Stated task: Tell me how many lines hold "chart", please, using only the number.

++++++++++++++++++++

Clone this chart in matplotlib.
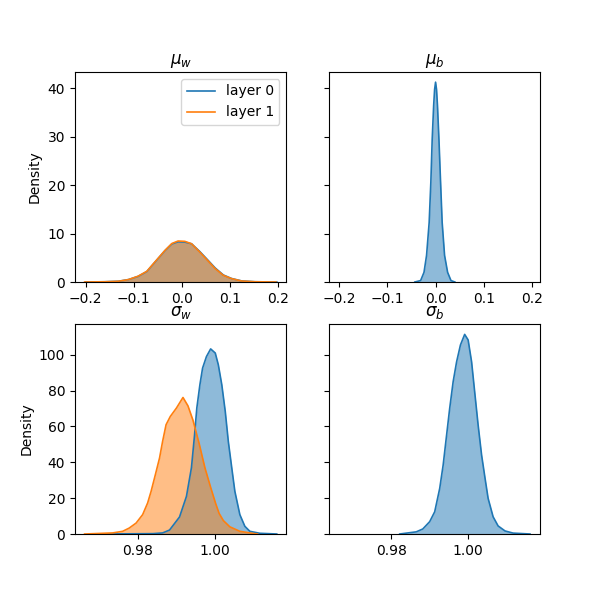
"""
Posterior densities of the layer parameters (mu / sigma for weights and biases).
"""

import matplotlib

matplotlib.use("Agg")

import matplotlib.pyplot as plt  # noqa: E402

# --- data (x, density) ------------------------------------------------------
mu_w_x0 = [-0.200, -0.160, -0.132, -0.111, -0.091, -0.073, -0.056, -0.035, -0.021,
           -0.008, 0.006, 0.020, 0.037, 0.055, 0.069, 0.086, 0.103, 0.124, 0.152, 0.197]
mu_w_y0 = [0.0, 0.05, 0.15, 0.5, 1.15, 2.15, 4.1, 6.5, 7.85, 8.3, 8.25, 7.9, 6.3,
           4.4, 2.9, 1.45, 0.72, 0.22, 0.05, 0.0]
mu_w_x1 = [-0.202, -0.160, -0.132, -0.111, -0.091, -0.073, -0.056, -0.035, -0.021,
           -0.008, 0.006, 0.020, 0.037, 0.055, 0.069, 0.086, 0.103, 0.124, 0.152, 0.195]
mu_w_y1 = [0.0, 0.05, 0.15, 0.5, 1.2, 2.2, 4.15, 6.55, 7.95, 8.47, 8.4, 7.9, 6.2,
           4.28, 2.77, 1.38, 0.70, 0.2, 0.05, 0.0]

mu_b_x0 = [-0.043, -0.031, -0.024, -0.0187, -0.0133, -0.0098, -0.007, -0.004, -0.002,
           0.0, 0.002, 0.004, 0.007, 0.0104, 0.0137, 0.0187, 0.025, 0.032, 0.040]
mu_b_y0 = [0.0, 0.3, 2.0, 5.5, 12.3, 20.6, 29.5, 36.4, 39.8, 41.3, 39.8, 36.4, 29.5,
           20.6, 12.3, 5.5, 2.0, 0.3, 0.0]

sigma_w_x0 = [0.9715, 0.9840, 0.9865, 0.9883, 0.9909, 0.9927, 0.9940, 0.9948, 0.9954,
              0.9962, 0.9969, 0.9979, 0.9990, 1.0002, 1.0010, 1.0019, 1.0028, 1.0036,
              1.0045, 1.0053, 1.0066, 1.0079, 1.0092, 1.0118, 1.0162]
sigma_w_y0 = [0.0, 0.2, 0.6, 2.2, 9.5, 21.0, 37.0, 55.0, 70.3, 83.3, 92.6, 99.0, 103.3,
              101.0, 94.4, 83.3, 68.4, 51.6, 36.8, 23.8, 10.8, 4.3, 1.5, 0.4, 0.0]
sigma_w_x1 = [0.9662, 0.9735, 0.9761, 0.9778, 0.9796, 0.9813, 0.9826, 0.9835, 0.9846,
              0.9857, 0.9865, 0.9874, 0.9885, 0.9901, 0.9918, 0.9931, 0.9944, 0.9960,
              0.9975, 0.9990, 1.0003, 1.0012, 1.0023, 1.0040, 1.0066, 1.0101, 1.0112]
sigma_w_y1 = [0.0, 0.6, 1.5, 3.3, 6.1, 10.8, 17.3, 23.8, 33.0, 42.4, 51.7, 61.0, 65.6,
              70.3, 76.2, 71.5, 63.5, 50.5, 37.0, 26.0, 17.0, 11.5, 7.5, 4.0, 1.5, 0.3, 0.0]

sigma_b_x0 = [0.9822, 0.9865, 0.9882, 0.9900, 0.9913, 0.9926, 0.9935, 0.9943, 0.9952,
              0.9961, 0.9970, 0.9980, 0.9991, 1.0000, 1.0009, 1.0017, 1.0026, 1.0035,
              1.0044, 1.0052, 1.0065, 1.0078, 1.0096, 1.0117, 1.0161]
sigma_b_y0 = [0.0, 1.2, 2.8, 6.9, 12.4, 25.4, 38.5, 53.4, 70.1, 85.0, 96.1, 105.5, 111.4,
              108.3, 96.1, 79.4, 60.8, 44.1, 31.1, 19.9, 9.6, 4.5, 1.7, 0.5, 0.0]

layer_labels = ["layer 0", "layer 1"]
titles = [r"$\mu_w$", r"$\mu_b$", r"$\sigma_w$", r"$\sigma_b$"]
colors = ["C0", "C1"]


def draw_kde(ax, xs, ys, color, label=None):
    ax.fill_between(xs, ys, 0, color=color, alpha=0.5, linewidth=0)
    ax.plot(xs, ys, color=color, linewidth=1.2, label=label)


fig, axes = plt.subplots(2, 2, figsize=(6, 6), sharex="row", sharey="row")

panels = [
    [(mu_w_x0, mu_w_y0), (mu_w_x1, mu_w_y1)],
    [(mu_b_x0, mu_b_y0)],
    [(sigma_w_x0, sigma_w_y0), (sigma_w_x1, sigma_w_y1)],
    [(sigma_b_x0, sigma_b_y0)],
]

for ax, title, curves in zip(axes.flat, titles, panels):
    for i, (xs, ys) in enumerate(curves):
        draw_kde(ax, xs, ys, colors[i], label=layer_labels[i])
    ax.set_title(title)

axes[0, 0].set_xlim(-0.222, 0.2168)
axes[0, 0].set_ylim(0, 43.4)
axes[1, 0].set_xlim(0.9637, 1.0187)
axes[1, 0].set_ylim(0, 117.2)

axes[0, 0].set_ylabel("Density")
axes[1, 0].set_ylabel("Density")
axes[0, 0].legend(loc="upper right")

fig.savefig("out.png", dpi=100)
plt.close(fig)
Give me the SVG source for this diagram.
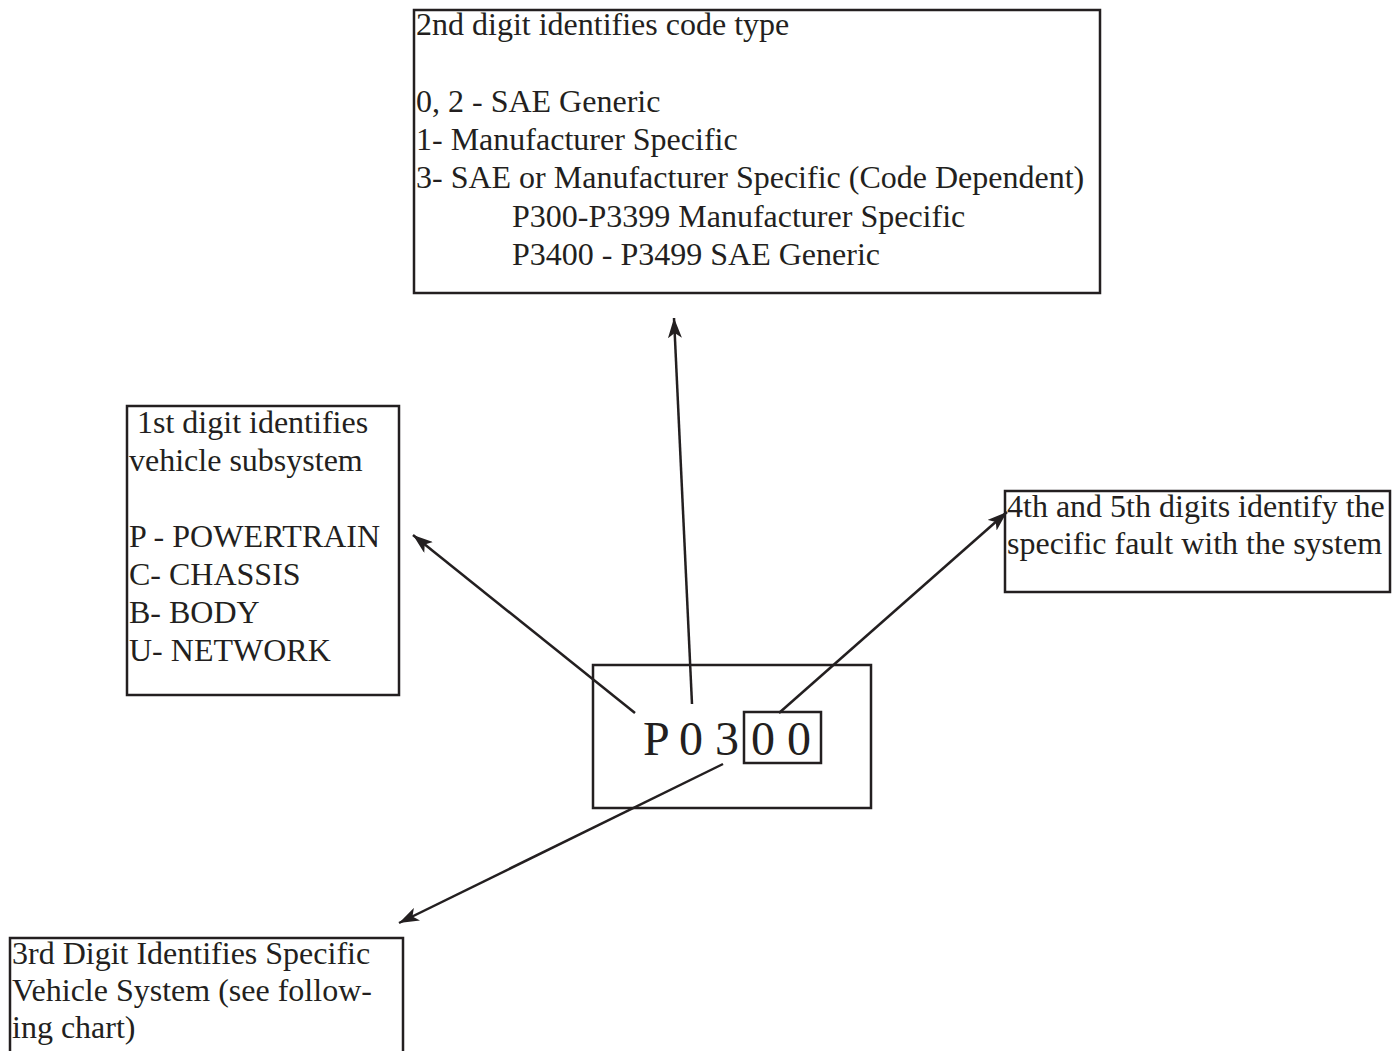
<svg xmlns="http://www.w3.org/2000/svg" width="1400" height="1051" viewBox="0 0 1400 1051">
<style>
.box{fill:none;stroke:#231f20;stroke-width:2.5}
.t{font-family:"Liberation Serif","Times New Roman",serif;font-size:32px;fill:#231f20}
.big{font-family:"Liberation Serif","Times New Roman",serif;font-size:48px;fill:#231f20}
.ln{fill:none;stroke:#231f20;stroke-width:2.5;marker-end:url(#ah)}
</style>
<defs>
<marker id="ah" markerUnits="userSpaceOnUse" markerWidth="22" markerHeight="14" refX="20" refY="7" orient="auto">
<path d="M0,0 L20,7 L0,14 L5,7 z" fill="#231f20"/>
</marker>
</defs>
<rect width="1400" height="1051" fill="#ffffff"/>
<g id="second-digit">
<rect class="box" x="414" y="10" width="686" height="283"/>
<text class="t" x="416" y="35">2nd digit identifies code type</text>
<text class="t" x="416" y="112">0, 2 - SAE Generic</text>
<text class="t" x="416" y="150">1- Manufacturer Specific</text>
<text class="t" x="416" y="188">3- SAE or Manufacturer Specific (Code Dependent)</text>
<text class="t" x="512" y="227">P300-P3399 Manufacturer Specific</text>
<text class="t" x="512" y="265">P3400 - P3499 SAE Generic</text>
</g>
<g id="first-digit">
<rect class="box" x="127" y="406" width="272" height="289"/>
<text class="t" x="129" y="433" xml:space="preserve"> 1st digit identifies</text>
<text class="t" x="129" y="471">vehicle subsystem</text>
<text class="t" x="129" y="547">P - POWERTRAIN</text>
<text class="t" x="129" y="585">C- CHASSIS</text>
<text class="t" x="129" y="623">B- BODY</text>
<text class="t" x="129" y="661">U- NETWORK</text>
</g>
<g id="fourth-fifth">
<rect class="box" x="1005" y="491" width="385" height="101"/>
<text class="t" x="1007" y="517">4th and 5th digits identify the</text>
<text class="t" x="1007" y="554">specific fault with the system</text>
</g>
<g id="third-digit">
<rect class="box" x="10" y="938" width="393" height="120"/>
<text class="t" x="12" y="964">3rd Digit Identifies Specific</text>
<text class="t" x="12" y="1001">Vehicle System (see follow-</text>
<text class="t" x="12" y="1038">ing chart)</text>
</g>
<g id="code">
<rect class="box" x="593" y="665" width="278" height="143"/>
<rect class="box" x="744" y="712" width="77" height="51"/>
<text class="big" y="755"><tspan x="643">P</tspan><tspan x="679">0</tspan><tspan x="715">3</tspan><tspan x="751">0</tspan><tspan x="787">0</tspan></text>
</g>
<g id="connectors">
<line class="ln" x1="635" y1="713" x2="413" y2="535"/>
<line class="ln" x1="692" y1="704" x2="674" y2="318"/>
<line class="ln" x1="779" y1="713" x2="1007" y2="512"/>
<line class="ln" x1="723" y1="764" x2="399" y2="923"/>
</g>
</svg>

++++++++++++++++++++

Response to this task: 2